The Republican Party wants to believe that Trump’s success is only because of his star power but it’s not. A majority of the Republican base agree with his position on issues as vague as they may be. The Republican contenders for the Presidential election not named Trump all have their strings pulled by the wealthy 1%. That wealthy 1% don’t want to end immigration because it reduces labor costs. But no where is this divergence more obvious than in opinions about Social Security and Medicare.
The broader issue here is that both parties are, at best, imperfect reflections of their bases. There are, for instance, pro-life Democratic voters — but you wouldn’t know it watching congressional Democrats legislate. Similarly, there are Republicans who believe in taxing the rich and spending much more on programs for the poor, but those beliefs aren’t reflected by the day-to-day actions of their elected representatives.
The gap between the rigid agendas followed by the party establishments and the more diverse opinions of loyal partisans leaves both parties vulnerable to a candidate like Trump who has the money, and the star power, to campaign on a platform that party elites would normally suppress.
Take spending cuts. It’s table stakes in a Republican primary to talk about how you’ll cut spending on Social Security and Medicare. The GOP’s policy apparatus loathes both programs and considers their long-term cost to be among the most pressing economic threats facing the nation. Any Republican candidate who wants to be taken seriously by Republican Party elites needs to show they understand the urgency of cutting Social Security and Medicare spending.
One problem? Republican voters don’t understand the urgency of cutting entitlement spending. In fact, they oppose cutting entitlement spending. More Republicans want to increase spending on Social Security and Medicare than decrease it. They think keeping entitlement benefits at current levels is more important than reducing the deficit.
That’s right, the vast majority of the Republican base want to keep Social Security and Medicare the same or even increase spending on those programs while the leaders of the party have been trying to kill Social Security for 80 years and Medicare for over 50 years. Trump says he agrees with them.

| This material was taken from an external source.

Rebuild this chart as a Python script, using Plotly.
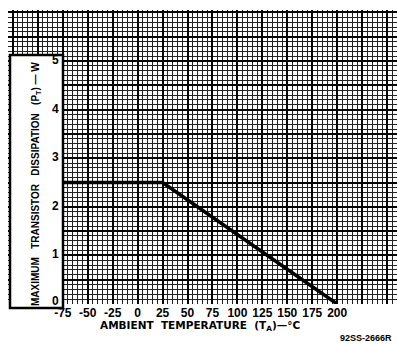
import plotly.graph_objects as go

# Data: derating curve
temp_c = [-75, 25, 200]
power_w = [2.5, 2.5, 0]

# Tick labels
x_tick_labels = [-75, -50, -25, 0, 25, 50, 75, 100, 125, 150, 175, 200]
y_tick_labels = [0, 1, 2, 3, 4, 5]

# Grid (graph paper) positions
x_major_grid = list(range(-125, 251, 25))
y_major_grid = [i * 0.5 for i in range(13)]

W, H = 397, 344
L, R, T, B = 8, 0, 10, 40
x_range = [-130, 260]
y_range = [0, 6.05]
plot_w = W - L - R
plot_h = H - T - B

def px_x(p):
    return (p - L) / plot_w

def px_y(p):
    return (H - B - p) / plot_h

FONT = "Liberation Sans Narrow, Arial Narrow, Liberation Sans, Arial, sans-serif"
TFONT = "DejaVu Sans, sans-serif"

fig = go.Figure(
    go.Scatter(x=temp_c, y=power_w, mode="lines",
               line=dict(color="black", width=3.5), hoverinfo="skip")
)

annotations = [
    dict(text=f"<b>{v}</b>", xref="paper", yref="y", x=px_x(61), y=v,
         xanchor="right", yanchor="middle", yshift=(3 if v == 0 else 1),
         showarrow=False, font=dict(family=FONT, size=12, color="black"))
    for v in y_tick_labels
]
annotations += [
    dict(text="<b>AMBIENT  TEMPERATURE  (T<sub>A</sub>)—°C</b>",
         xref="paper", yref="paper", x=px_x(200), y=px_y(326),
         xanchor="center", yanchor="middle", showarrow=False,
         font=dict(family=TFONT, size=10.5, color="black")),
    dict(text="<b>MAXIMUM\u00a0\u00a0\u00a0TRANSISTOR\u00a0\u00a0\u00a0DISSIPATION\u00a0\u00a0\u00a0(P<sub>T</sub>)\u00a0—\u00a0W</b>",
         xref="paper", yref="paper", x=px_x(36), y=px_y(184),
         xanchor="center", yanchor="middle", showarrow=False, textangle=-90,
         font=dict(family=FONT, size=10, color="black")),
    dict(text="<b>92SS-2666R</b>",
         xref="paper", yref="paper", x=px_x(338), y=px_y(338),
         xanchor="left", yanchor="middle", showarrow=False,
         font=dict(family=FONT, size=9, color="black")),
]

fig.update_layout(
    width=W, height=H,
    margin=dict(l=L, r=R, t=T, b=B),
    plot_bgcolor="white", paper_bgcolor="white",
    showlegend=False,
    font=dict(family=FONT, color="black"),
    xaxis=dict(
        range=x_range,
        tickmode="array",
        tickvals=x_major_grid,
        ticktext=[f"<b>{v}</b>" if v in x_tick_labels else " " for v in x_major_grid],
        tickfont=dict(family=FONT, size=12, color="black"),
        showgrid=True, gridcolor="black", gridwidth=2,
        zeroline=False, showline=False, ticks="",
        minor=dict(tickmode="linear", tick0=0, dtick=5, showgrid=True,
                   gridcolor="#222222", gridwidth=1),
    ),
    yaxis=dict(
        range=y_range,
        tickmode="array",
        tickvals=y_major_grid,
        showticklabels=False,
        showgrid=True, gridcolor="black", gridwidth=2,
        zeroline=False, showline=False, ticks="",
        minor=dict(tickmode="linear", tick0=0, dtick=0.1, showgrid=True,
                   gridcolor="#222222", gridwidth=1),
    ),
    shapes=[
        dict(type="rect", xref="paper", yref="paper",
             x0=px_x(10), x1=px_x(63), y0=px_y(308), y1=px_y(55),
             fillcolor="white", line=dict(color="black", width=2.5),
             layer="above"),
    ],
    annotations=annotations,
)

fig.write_html("out.html")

As Paul Krugman points out the Republican elite apparently learned nothing from George W Bush’s aborted attempt to do away with Social Security as we know it in 2005. The Republican candidates not named Trump are are playing political suicide by getting too close to the third rail of American politics.
What this means, in turn, is that the eventual Republican nominee — assuming that it’s not Mr. Trump —will be committed not just to a renewed attack on Social Security but to a broader plutocratic agenda. Whatever the rhetoric, the GOP is on track to nominate someone who has won over the big money by promising government by the 1 percent, for the 1 percent.
Now when I retired the age for full benefits had already been increased from 65 to 66. It’s soon to rise to 67. Like the top 1% I was primarily a desk jockey most of my life although I never had a corner office. For those he did hard manual labor this is a real hardship and these people make up a good chunk of the Republican base. Those are the people Trump is speaking to and while many of them are religious conservatives they really don’t care that Trump is probably a a heathen because he is still talking about their hopes and fears.